Block out gaming time the same way you'd block out gym time or date night. Two evenings a week. Saturday morning before the house wakes up. Sunday afternoon during nap time. Whatever works for your life. Put it on the calendar. Protect it. You deserve hobbies that aren't just collapsing on the couch and watching whatever the algorithm serves you.
When your gaming time is intentional, you use it better. You pick up the controller with a plan instead of spending 20 minutes scrolling through your library trying to decide what to play. That decision fatigue is a backlog killer. It eats your limited free time and leaves you feeling like you didn't accomplish anything.

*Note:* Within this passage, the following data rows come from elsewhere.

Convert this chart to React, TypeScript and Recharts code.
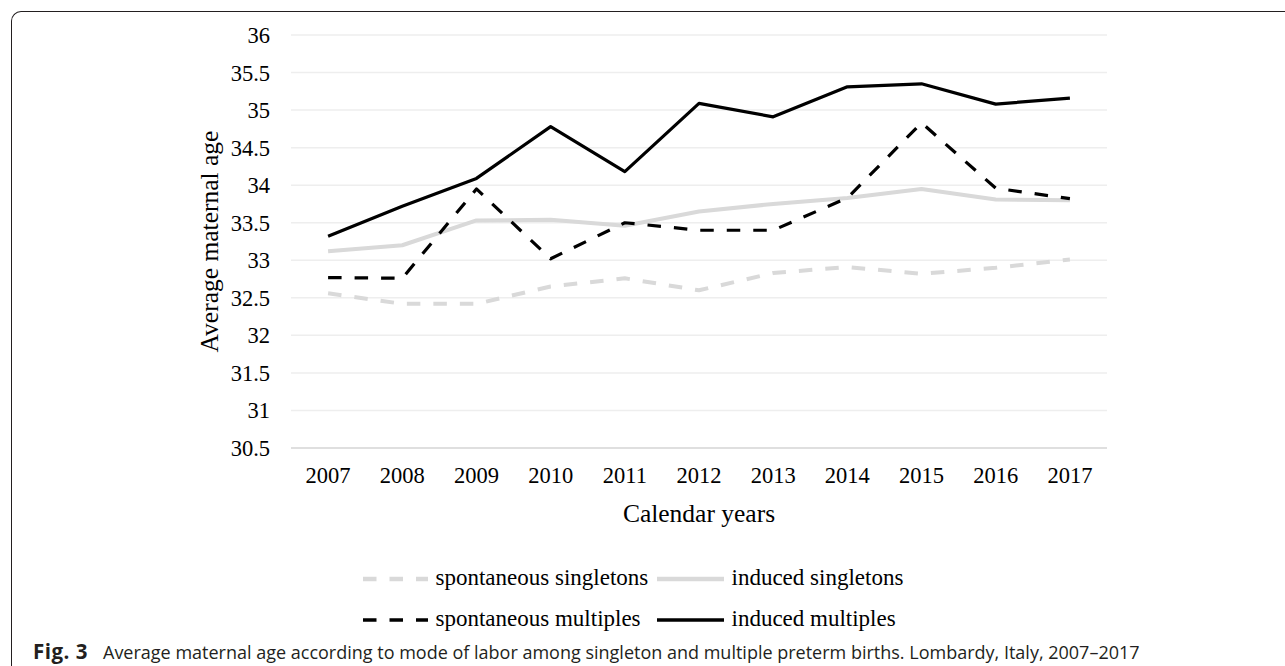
import { CartesianGrid, Label, Legend, Line, LineChart, XAxis, YAxis } from "recharts"

// values
const years = ['2007', '2008', '2009', '2010', '2011', '2012', '2013', '2014', '2015', '2016', '2017']
const spontaneousSingletons = [32.56, 32.42, 32.42, 32.65, 32.76, 32.6, 32.83, 32.91, 32.82, 32.9, 33.01]
const inducedSingletons = [33.12, 33.2, 33.53, 33.54, 33.46, 33.65, 33.75, 33.83, 33.95, 33.81, 33.8]
const spontaneousMultiples = [32.77, 32.76, 33.95, 33.02, 33.5, 33.4, 33.4, 33.83, 34.83, 33.96, 33.82]
const inducedMultiples = [33.32, 33.72, 34.09, 34.78, 34.18, 35.09, 34.91, 35.31, 35.35, 35.08, 35.16]
const yTicks = [30.5, 31, 31.5, 32, 32.5, 33, 33.5, 34, 34.5, 35, 35.5, 36]

const data = years.map((year, i) => ({
  year,
  spontSingle: spontaneousSingletons[i],
  indSingle: inducedSingletons[i],
  spontMulti: spontaneousMultiples[i],
  indMulti: inducedMultiples[i],
}))

const series = [
  { key: 'spontSingle', name: 'spontaneous singletons', color: '#d9d9d9', width: 4, dash: '13.5 13' },
  { key: 'indSingle', name: 'induced singletons', color: '#d9d9d9', width: 4, dash: undefined },
  { key: 'spontMulti', name: 'spontaneous multiples', color: '#000000', width: 3.2, dash: '13.5 13' },
  { key: 'indMulti', name: 'induced multiples', color: '#000000', width: 3.2, dash: undefined },
]

const serif = '"Liberation Serif", "Times New Roman", serif'

function LegendBlock() {
  const rows = [series.slice(0, 2), series.slice(2, 4)]
  return (
    <div style={{ fontFamily: serif, fontSize: 23, color: '#000' }}>
      {rows.map((row, r) => (
        <div key={r} style={{ position: 'relative', height: 41 }}>
          {row.map((s, c) => {
            const iconLeft = c === 0 ? 0 : 294
            const iconWidth = c === 0 ? 65 : 67
            return (
              <div key={s.key}>
                <svg width={iconWidth} height={10} style={{ position: 'absolute', left: iconLeft, top: 16 }}>
                  <line x1={0} y1={5} x2={iconWidth} y2={5} stroke={s.color} strokeWidth={s.width + 0.3} strokeDasharray={s.dash} />
                </svg>
                <span style={{ position: 'absolute', left: iconLeft + iconWidth + 7.5, top: 6, lineHeight: '27px', whiteSpace: 'nowrap' }}>
                  {s.name}
                </span>
              </div>
            )
          })}
        </div>
      ))}
    </div>
  )
}

export default function App() {
  return (
    <div style={{ position: 'absolute', left: 0, top: 0, width: 1285, height: 666, overflow: 'hidden', background: '#fff' }}>
      <div
        style={{
          position: 'absolute', left: 11, top: 11, width: 1290, height: 700,
          borderTop: '1.5px solid #231f20', borderLeft: '1.5px solid #231f20', borderTopLeftRadius: 10,
        }}
      />
      <div style={{ position: 'absolute', left: 0, top: 0 }}>
        <LineChart width={1285} height={666} data={data} margin={{ top: 35, right: 178, left: 127, bottom: 88 }}>
          <CartesianGrid vertical={false} stroke="#eeeeee" strokeWidth={1.5} />
          <XAxis
            dataKey="year"
            scale="band"
            interval={0}
            height={130}
            tickLine={false}
            axisLine={{ stroke: '#d9d9d9', strokeWidth: 1.5 }}
            tickMargin={13.5}
            tick={{ fill: '#000', fontSize: 22.5, fontFamily: serif }}
          >
            <Label value="Calendar years" position="center" fill="#000" fontSize={25.5} fontFamily={serif} />
          </XAxis>
          <YAxis
            type="number"
            domain={[30.5, 36]}
            ticks={yTicks}
            width={164}
            tickLine={false}
            axisLine={false}
            tickMargin={15}
            tick={{ fill: '#000', fontSize: 22.5, fontFamily: serif }}
          >
            <Label value="Average maternal age" position="center" angle={-90} fill="#000" fontSize={25.5} fontFamily={serif} />
          </YAxis>
          {series.map((s) => (
            <Line
              key={s.key}
              type="linear"
              dataKey={s.key}
              name={s.name}
              stroke={s.color}
              strokeWidth={s.width}
              strokeDasharray={s.dash}
              strokeLinejoin="round"
              dot={false}
              activeDot={false}
              isAnimationActive={false}
            />
          ))}
          <Legend
            layout="horizontal"
            verticalAlign="middle"
            align="center"
            wrapperStyle={{ position: 'absolute', left: 363, top: 557.5, width: 600 }}
            content={() => <LegendBlock />}
          />
        </LineChart>
      </div>
      <div
        style={{
          position: 'absolute', left: 33, top: 638, fontFamily: '"Open Sans", "Noto Sans", sans-serif',
          fontSize: 18, color: '#231f20', whiteSpace: 'nowrap', lineHeight: '26px',
        }}
      >
        <b style={{ display: 'inline-block', width: 70, fontSize: 20.5, letterSpacing: 0.5 }}>Fig. 3</b>
        <span>
          Average maternal age according to mode of labor among singleton and multiple preterm births. Lombardy, Italy, 2007–2017
        </span>
      </div>
    </div>
  )
}
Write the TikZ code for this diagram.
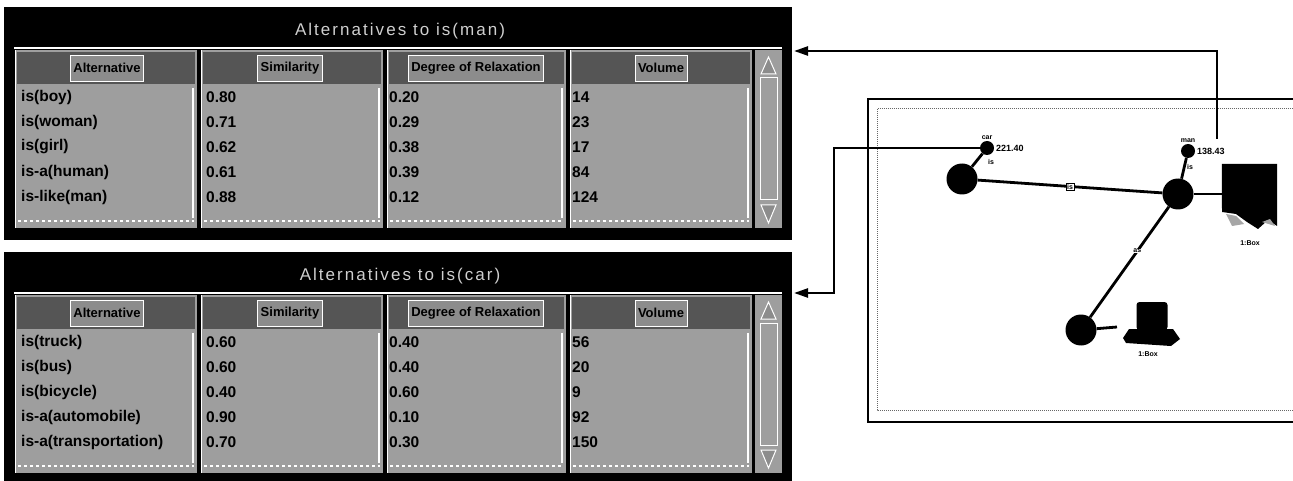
\documentclass[tikz,border=0pt]{standalone}
\usepackage{fontspec}
\setmainfont{Liberation Sans}
\newfontfamily\titlefont[LetterSpace=12]{Liberation Sans}
\usetikzlibrary{arrows.meta,calc}
\definecolor{cellgray}{HTML}{9E9E9E}
\definecolor{headgray}{HTML}{555555}
\definecolor{tabgray}{HTML}{8C8C8C}
\definecolor{titlegray}{HTML}{CFCFCF}
\tikzset{
  winbox/.style={fill=black, draw=none, inner sep=0pt, outer sep=0pt, minimum width=788, minimum height=233},
  titletxt/.style={text=titlegray, font=\titlefont\fontsize{17}{20}\selectfont, inner sep=0pt},
  tabbox/.style={fill=tabgray, draw=white, line width=0.8pt, font=\bfseries\fontsize{13}{15}\selectfont, text=black, inner xsep=3pt, inner ysep=3pt, minimum height=26},
  celltxt/.style={anchor=west, font=\bfseries\fontsize{15.5}{17}\selectfont, text=black, inner sep=0pt},
  conn/.style={line width=2.4pt, -{Triangle[length=14pt,width=9pt]}},
  edge/.style={line width=2.8pt},
  bigdot/.style={circle, fill=black, minimum size=31, inner sep=0pt},
  smalldot/.style={circle, fill=black, minimum size=14, inner sep=0pt},
  tinytxt/.style={font=\bfseries\fontsize{7}{8}\selectfont, inner sep=1pt},
  valtxt/.style={font=\bfseries\fontsize{9}{10}\selectfont, inner sep=1pt, anchor=west},
}
\newcommand\altwin[4]{%
  \begin{scope}[shift={(0,#1)}]
    \node[winbox] (#2win) at (398,123.5) {};
    \node[titletxt] (#2title) at (400,31) {#3};
    \draw[white, line width=1.5pt] (14,48) -- (782,48);
    \foreach \xl/\xr/\lab/\tx [count=\k] in {15/197/Alternative/107, 201/383/Similarity/290, 387/566/Degree of Relaxation/476, 570/752/Volume/661} {
      \fill[cellgray] (\xl,50) rectangle (\xr,228);
      \fill[headgray] (\xl+2,52) rectangle (\xr-2,84);
      \node[tabbox] (#2h\k) at (\tx,68) {\lab};
      \draw[white, line width=1.2pt] (\xr-4,88) -- (\xr-4,218);
      \draw[white, line width=2pt, dash pattern=on 3pt off 3pt] (\xl+3,221) -- (\xr-3,221);
      \draw[white, line width=1pt] (\xl,50) -- (\xl,228);
    }
    \foreach \a/\b/\c/\d [count=\i] in {#4} {
      \pgfmathsetmacro\yy{72+25*\i}
      \node[celltxt] (#2a\i) at (21,\yy) {\a};
      \node[celltxt] (#2b\i) at (206,\yy) {\b};
      \node[celltxt] (#2c\i) at (389,\yy) {\c};
      \node[celltxt] (#2d\i) at (572,\yy) {\d};
    }
    % scrollbar
    \fill[cellgray] (755,50) rectangle (782,228);
    \draw[white, line width=1pt] (760,78) rectangle (777,200);
    \draw[white, line width=1pt, fill=black!45] (768.5,57) -- (776,74) -- (761,74) -- cycle;
    \draw[white, line width=1pt, fill=black!45] (761,205) -- (776,205) -- (768.5,223) -- cycle;
  \end{scope}
}
\begin{document}
\begin{tikzpicture}[x=1pt,y=-1pt]
\useasboundingbox (0,0) rectangle (1293,481);
\fill[white] (0,0) rectangle (1293,481);

\altwin{0}{top}{Alternatives to is(man)}{is(boy)/0.80/0.20/14, is(woman)/0.71/0.29/23, is(girl)/0.62/0.38/17, is-a(human)/0.61/0.39/84, is-like(man)/0.88/0.12/124}
\altwin{245}{bot}{Alternatives to is(car)}{is(truck)/0.60/0.40/56, is(bus)/0.60/0.40/20, is(bicycle)/0.40/0.60/9, is-a(automobile)/0.90/0.10/92, is-a(transportation)/0.70/0.30/150}

% right panel
\draw[line width=2pt] (868,99) rectangle (1300,422);
\draw[black!60, densely dotted, line width=1pt] (877,109) rectangle (1300,410);

\node[smalldot] (carsmall) at (987,148) {};
\node[tinytxt, anchor=south] (carname) at (carsmall.north) {car};
\node[valtxt] (carval) at (995,148) {221.40};
\node[bigdot] (carbig) at (962,179) {};
\draw[edge] (carsmall) -- (carbig);
\node[tinytxt] (carrel) at (991,162) {is};

\node[smalldot] (mansmall) at (1188,151) {};
\node[tinytxt, anchor=south] (manname) at (mansmall.north) {man};
\node[valtxt] (manval) at (1196,151) {138.43};
\node[bigdot] (manbig) at (1178,194) {};
\draw[edge] (mansmall) -- (manbig);
\node[tinytxt] (manrel) at (1190,167) {is};

\draw[edge] (carbig) -- node[tinytxt, fill=white, draw=black, line width=0.6pt, inner sep=1pt] (e1) {is} (manbig);

\node[bigdot] (low) at (1081,330) {};
\draw[edge] (manbig) -- node[tinytxt, pos=0.4, fill=white, inner sep=0.5pt] (e2) {as} (low);

% book icon
\node[inner sep=0pt, minimum width=55, minimum height=64] (book) at (1249.5,196) {};
\fill[black] (book.north west) -- (book.north east) -- (1277,226) -- (1268,220) -- (1258,229) -- (1247,222) -- (1236,214) -- (1222,212) -- cycle;
\fill[black!35] (1226,214) -- (1236,216) -- (1244,224) -- (1232,226) -- cycle;
\fill[black!35] (1262,222) -- (1270,219) -- (1275,226) -- cycle;
\draw[edge] (manbig) -- (manbig -| book.west);
\node[tinytxt] (booklbl) at (1250,243) {1:Box};

% computer icon
\node[fill=black, rounded corners=3pt, minimum width=31, minimum height=28, inner sep=0pt] (pc) at (1152,316) {};
\fill[black] (1129,329) -- (1173,329) -- (1180,339) -- (1171,346) -- (1126,343) -- (1123,338) -- cycle;
\coordinate (pcport) at (1117,327);
\draw[edge] (low) -- (pcport);
\node[tinytxt] (pclbl) at (1148,354) {1:Box};

% connectors
\coordinate (mantap) at (1217,139);
\coordinate (topin) at (794,51);
\draw[conn] (mantap) |- (topin);
\coordinate (cbend) at (834,148);
\coordinate (botin) at (794,293);
\draw[conn] (carsmall.west) -- (cbend) |- (botin);
\end{tikzpicture}
\end{document}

Step Seven: Make Peace with the Pile
Your backlog will never be zero. And that's genuinely fine. A backlog means you have options. It means you'll never be bored. It means that on a random Tuesday when you have an unexpected free evening, there's a game sitting there ready for you that you've been excited about.
The guilt around gaming backlogs is, frankly, silly when you examine it. Nobody feels guilty about having unread books on their shelf or unwatched movies in their streaming queue. Gaming backlogs feel different because games are interactive, because we feel like we're "wasting" them by not engaging. But you're not wasting anything. The games will be there when you want them. Some of them might even be better later, after patches and updates and DLC.
Play what excites you. Finish what rewards you. Let go of what doesn't. Buy less, play more, and stop treating your hobby like a to-do list. Your backlog isn't a problem to solve. It's a library to enjoy, one game at a time, at whatever pace your life allows.
Now go finish that game you started three months ago. You know the one.